While the politics may be focused on predators, the staff people I talk with know that the habitat is a much larger issue. The agency energy has been directed towards habitat recovery, not sage grouse predator control programs.
Tom,
Go take a look at the Doublesprings exclosure on the Pahsimeroi Allotment next to the Horseheaven Pass Road – which has been in place since 1961.
Thanks Brian, I’ll check them out.
Horseheaven is quite a ways off the valley floor & gets a lot more precip than the valley floor. There was lots of snow up there this past winter, when the riverbottom had none. The seed sources are a lot closer up there than allotments on the valley floor as well, so I’d expect those exclosures would have pretty good native grasses.
Have you looked at the ones in the Upper Pahsimeroi allotment?
places with water will always recover quicker than drier areas … that doesn’t mean excluding livestock is not as effective at recovering habitat in the drier areas – it just means there’s less water – it takes longer.
improved habitat as a result of “improved” livestock management in almost every circumstance equates to a reduction in livestock use. that doesn’t mean grazing improves wildlife habitat – it means reduced grazing improves wildlife habitat over greater use.
many of us who have our fingers on the pulse with on-the-ground management are apt to downplay the lofty industry-sponsored promises which seek to implement management intensive grazing regimes.
in the vast majority of cases they don’t work. we ought not broadcast those exceptions that may improve as rules in advocating grazing regimes as reasonable. they’re not.
even for those with the best of intentions – like yourself tom – the reality on the ground demonstrates time and time again that livestock are found in trespass, subleased allotments go under-managed – and the condition of land is left degraded – wildlife get the short end.
Brian –
I’d say right now we don’t know that these dry areas will recover over a longer time frame – I have my doubts about that, and so do most of the guys I talk to.

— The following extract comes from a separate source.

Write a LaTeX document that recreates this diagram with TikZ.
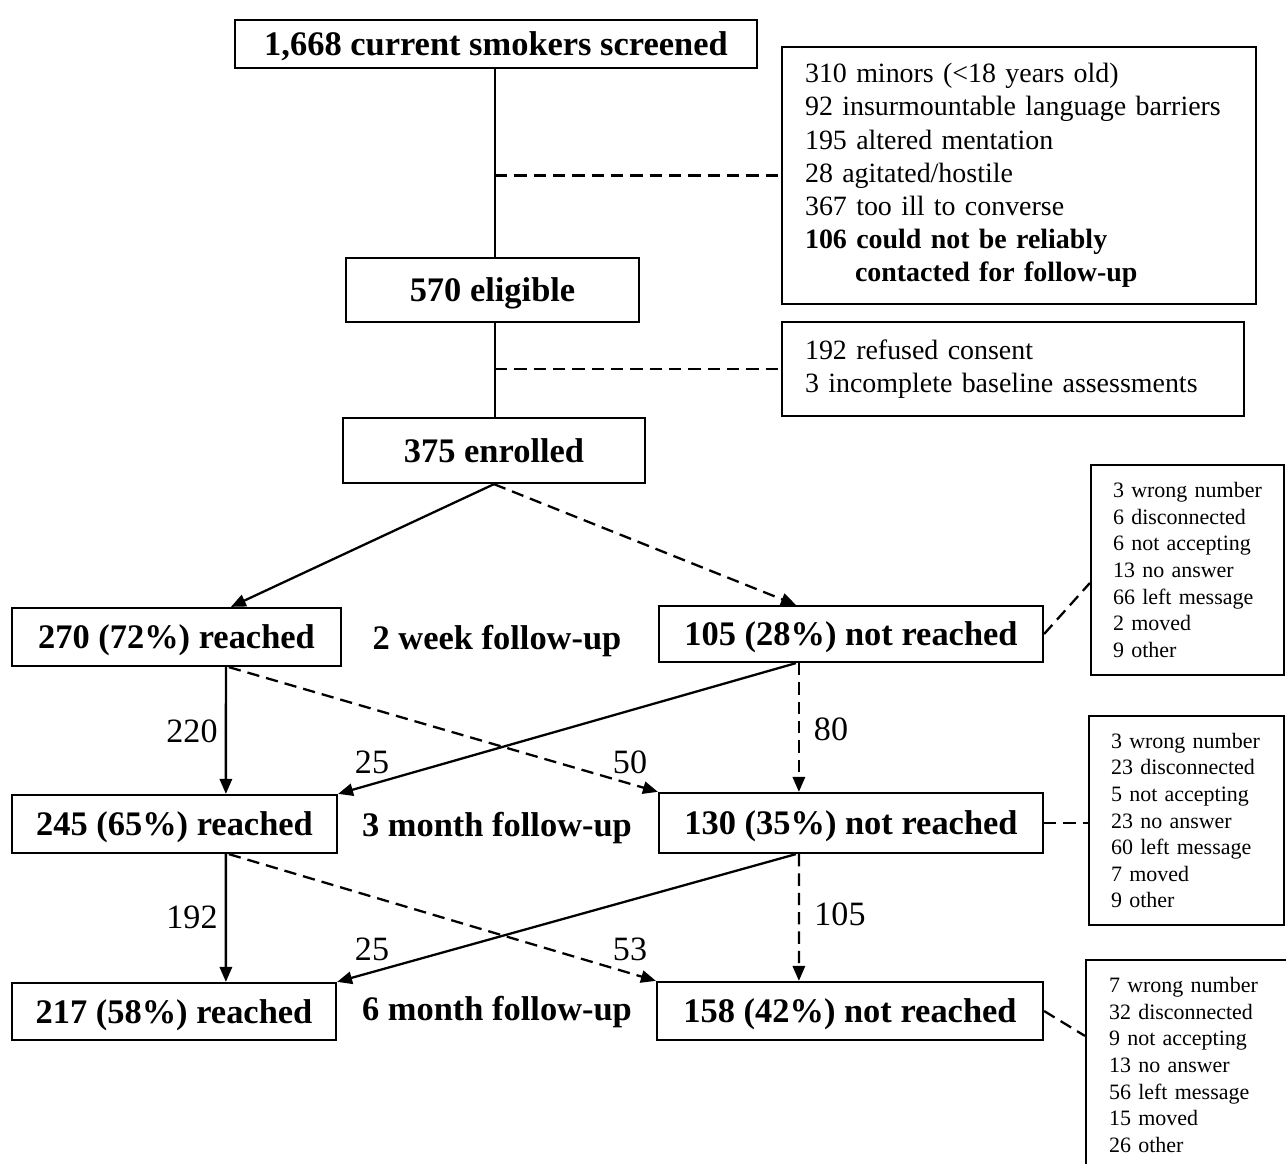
\documentclass[tikz,border=0pt]{standalone}
\usepackage{fontspec}
\setmainfont{Liberation Serif}
\usepackage{tikz}
\usetikzlibrary{arrows.meta, positioning, calc}

\begin{document}
\begin{tikzpicture}[
    x=0.02cm, y=-0.02cm,
    countbox/.style={
        rectangle,
        draw,
        line width=1.3pt,
        inner sep=0pt,
        text depth=0pt,
        align=center,
        font=\fontsize{19.6}{23}\selectfont\bfseries
    },
    exclbox/.style={
        rectangle,
        draw,
        line width=1.3pt,
        inner xsep=0.46cm,
        inner ysep=0pt,
        align=left,
        font=\fontsize{15.9}{18.9}\selectfont
    },
    lostbox/.style={
        rectangle,
        draw,
        line width=1.3pt,
        inner xsep=0.44cm,
        inner ysep=0pt,
        align=left,
        font=\fontsize{12.5}{15.1}\selectfont
    },
    phase/.style={text depth=0pt, font=\fontsize{19.6}{23}\selectfont\bfseries},
    tally/.style={font=\fontsize{19.4}{23}\selectfont},
    link/.style={line width=1.3pt},
    flow/.style={line width=1.3pt, -{Triangle[length=8.5pt,width=7pt]}},
    lost/.style={flow, dash pattern=on 7pt off 4pt},
    aside/.style={link, dash pattern=on 7pt off 4pt}
]
\useasboundingbox (0,0) rectangle (1286,1164);
\clip (0,0) rectangle (1286,1164);

\node[countbox, minimum width=10.44cm, minimum height=0.96cm] (screened) at (496,44) {1,668 current smokers screened};
\node[countbox, minimum width=5.86cm, minimum height=1.28cm] (eligible) at (492.5,290) {570 eligible};
\node[countbox, minimum width=6.04cm, minimum height=1.30cm] (enrolled) at (494,450.5) {375 enrolled};

\node[exclbox, text width=8.56cm, minimum height=5.14cm] (excl1) at (1019,175.5) {%
310 minors (<18 years old)\\
92 insurmountable language barriers\\
195 altered mentation\\
28 agitated/hostile\\
367 too ill to converse\\
\textbf{106 could not be reliably}\\
\hspace*{1cm}\textbf{contacted for follow-up}};
\node[exclbox, text width=8.32cm, minimum height=1.88cm] (excl2) at (1013,369) {%
192 refused consent\\
3 incomplete baseline assessments};

\node[countbox, minimum width=6.58cm, minimum height=1.16cm] (r2) at (176.5,637) {270 (72\%) reached};
\node[countbox, minimum width=7.68cm, minimum height=1.12cm] (n2) at (851,634) {105 (28\%) not reached};
\node[phase] (p2) at (497,637) {2 week follow-up};

\node[countbox, minimum width=6.5cm, minimum height=1.16cm] (r3) at (174.5,824) {245 (65\%) reached};
\node[countbox, minimum width=7.68cm, minimum height=1.2cm] (n3) at (851,823) {130 (35\%) not reached};
\node[phase] (p3) at (497,824) {3 month follow-up};

\node[countbox, minimum width=6.48cm, minimum height=1.14cm] (r6) at (174,1011.5) {217 (58\%) reached};
\node[countbox, minimum width=7.72cm, minimum height=1.16cm] (n6) at (850,1011) {158 (42\%) not reached};
\node[phase] (p6) at (497,1008) {6 month follow-up};

\node[lostbox, text width=2.98cm, minimum height=4.2cm] (lost2) at (1187.5,570) {%
3 wrong number\\ 6 disconnected\\ 6 not accepting\\ 13 no answer\\ 66 left message\\ 2 moved\\ 9 other};
\node[lostbox, text width=3.02cm, minimum height=4.18cm] (lost3) at (1186.5,820.5) {%
3 wrong number\\ 23 disconnected\\ 5 not accepting\\ 23 no answer\\ 60 left message\\ 7 moved\\ 9 other};
\node[lostbox, inner xsep=0.46cm, text width=3.56cm, minimum height=4.2cm] (lost6) at (1198,1065) {%
7 wrong number\\ 32 disconnected\\ 9 not accepting\\ 13 no answer\\ 56 left message\\ 15 moved\\ 26 other};

\draw[link] (screened.south -| 495,0) -- (eligible.north -| 495,0);
\draw[aside] (495,0 |- excl1.west) -- (excl1.west);
\draw[link] (eligible.south -| 495,0) -- (enrolled.north -| 495,0);
\draw[aside] (495,0 |- excl2.west) -- (excl2.west);

\draw[flow] (enrolled.south) -- ($(r2.north west)+(220,0)$);
\draw[lost] (enrolled.south) -- ($(n2.north west)+(138,0)$);

\draw[flow] ($(r2.south west)+(215,0)$) -- ($(r3.north west)+(215,0)$);
\draw[lost] ($(r2.south west)+(218,0)$) -- (n3.north west);
\draw[lost] ($(n2.south west)+(141,0)$) -- ($(n3.north west)+(141,0)$);
\draw[flow] ($(n2.south west)+(138,0)$) -- (r3.north east);

\draw[flow] ($(r3.south west)+(215,0)$) -- ($(r6.north west)+(215,0)$);
\draw[lost] ($(r3.south west)+(218,0)$) -- (n6.north west);
\draw[lost] ($(n3.south west)+(141,0)$) -- ($(n6.north west)+(143,0)$);
\draw[flow] ($(n3.south west)+(138,0)$) -- (r6.north east);

\draw[aside] (n2.east) -- ($(lost2.west)+(0,13)$);
\draw[aside] (n3.east) -- (n3.east -| lost3.west);
\draw[aside] (n6.east) -- ($(lost6.north west)+(0,77)$);

\node[tally] (k220) at (192,731) {220};
\node[tally] (k25a) at (372,762) {25};
\node[tally] (k50) at (630,762) {50};
\node[tally] (k80) at (831,729) {80};
\node[tally] (k192) at (192,917) {192};
\node[tally] (k25b) at (372,949) {25};
\node[tally] (k53) at (630,949) {53};
\node[tally] (k105) at (840,914) {105};
\end{tikzpicture}
\end{document}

I have seen carefully done restoration projects show very encouraging results, and I’m much more inclined to go that way than to try and shut everything down and hope for the best.
I don’t see how sub-leased allotments are managed worse (or better) than others. I could have a subleased allotment with six riders and good pasture control or one that wasn’t subleased that had no riders, terrible fences and worse neighbors. The worst allotments in our valley are not subleased.

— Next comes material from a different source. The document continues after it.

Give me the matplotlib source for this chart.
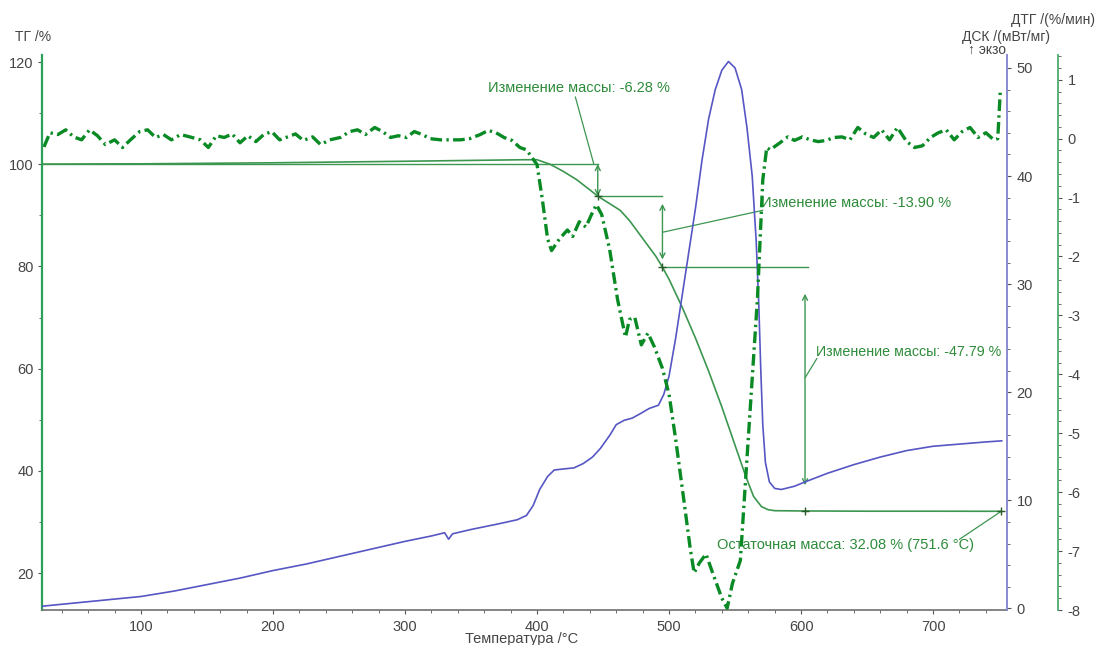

I also don’t think livestock grazing improves wildlife habitat – my feeling is that you can improve habitat and still have livestock grazing, if it’s done well.

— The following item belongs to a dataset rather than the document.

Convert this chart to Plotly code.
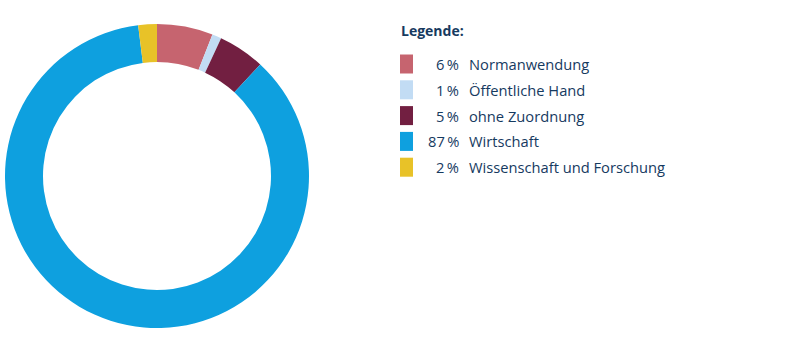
import plotly.graph_objects as go

categories = ["Normanwendung", "Öffentliche Hand", "ohne Zuordnung", "Wirtschaft", "Wissenschaft und Forschung"]
values = [6, 1, 5, 87, 2]
colors = ["#c6646f", "#c2dcf4", "#721f41", "#0ea0df", "#e8c228"]
legend_title = "Legende:"

W, H = 801, 351
TEXT = "#163a5f"
FONT = "Open Sans, Roboto, sans-serif"
FS = 14.7

fig = go.Figure(go.Pie(
    labels=categories, values=values, sort=False, direction="clockwise", rotation=0,
    hole=0.75, marker=dict(colors=colors, line=dict(width=0)),
    textinfo="none", hoverinfo="label+percent",
    domain=dict(x=[5 / W, 309 / W], y=[23 / H, 327 / H]),
))

def px(x):
    return x / W

def py(y):
    return 1 - y / H

annotations = [dict(text="<b>" + legend_title + "</b>", x=px(399), y=py(30), xref="paper", yref="paper",
                    xanchor="left", yanchor="middle", showarrow=False,
                    font=dict(family=FONT, size=14, color=TEXT))]
shapes = []
row0, step = 64, 25.8
for i, (c, v, col) in enumerate(zip(categories, values, colors)):
    yc = row0 + i * step
    shapes.append(dict(type="rect", xref="paper", yref="paper", x0=px(400), x1=px(413),
                       y0=py(yc - 9.5), y1=py(yc + 9.5), fillcolor=col, line=dict(width=0)))
    annotations.append(dict(text=f"{v}\u2009%", x=px(461), y=py(yc), xref="paper", yref="paper",
                            xanchor="right", yanchor="middle", showarrow=False,
                            font=dict(family=FONT, size=FS, color=TEXT)))
    annotations.append(dict(text=c, x=px(467), y=py(yc), xref="paper", yref="paper",
                            xanchor="left", yanchor="middle", showarrow=False,
                            font=dict(family=FONT, size=FS, color=TEXT)))

fig.update_layout(width=W, height=H, margin=dict(l=0, r=0, t=0, b=0), showlegend=False,
                  paper_bgcolor="white", plot_bgcolor="white",
                  annotations=annotations, shapes=shapes)
fig.write_html("out.html")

My observations on our allotments is that while we had our share of the problems you note, we’ve seen improvement or at least no decline on all of them, since we gained control two years ago. I’d also say that the ones with no improvement are not flat from our activities in the last two years – when you have no seed sources on poor soil that sees less than 7″ of precip per year and has been subject to 100 years of consistent stockgrazing, change is going to happen slowly, if at all (see above).
I can’t claim credit for all of the following, but I could also mention increased elk wintering #s and excellent calf production, better sage grouse lek counts, zero predator kill, new bluebunch plants, new chokecherry plants, seedling cottonwoods and willows,increased streamflows (and all the benefits that go with that) through our allotments, etc…is wildlife really getting the short end?
It’s not an open and shut case that the land is continuing to be degraded and that wildlife is compromised. Overall, it’s very clear that western wildlife is in much better shape than it was 100 years ago, or even 50 years ago.
It’s my firm belief that the future of wildlife and wildlands hinges on much more than the fate of the livestock industry, much as many at WWP (or Idaho Cattleman’s Assoc.) would like to think otherwise.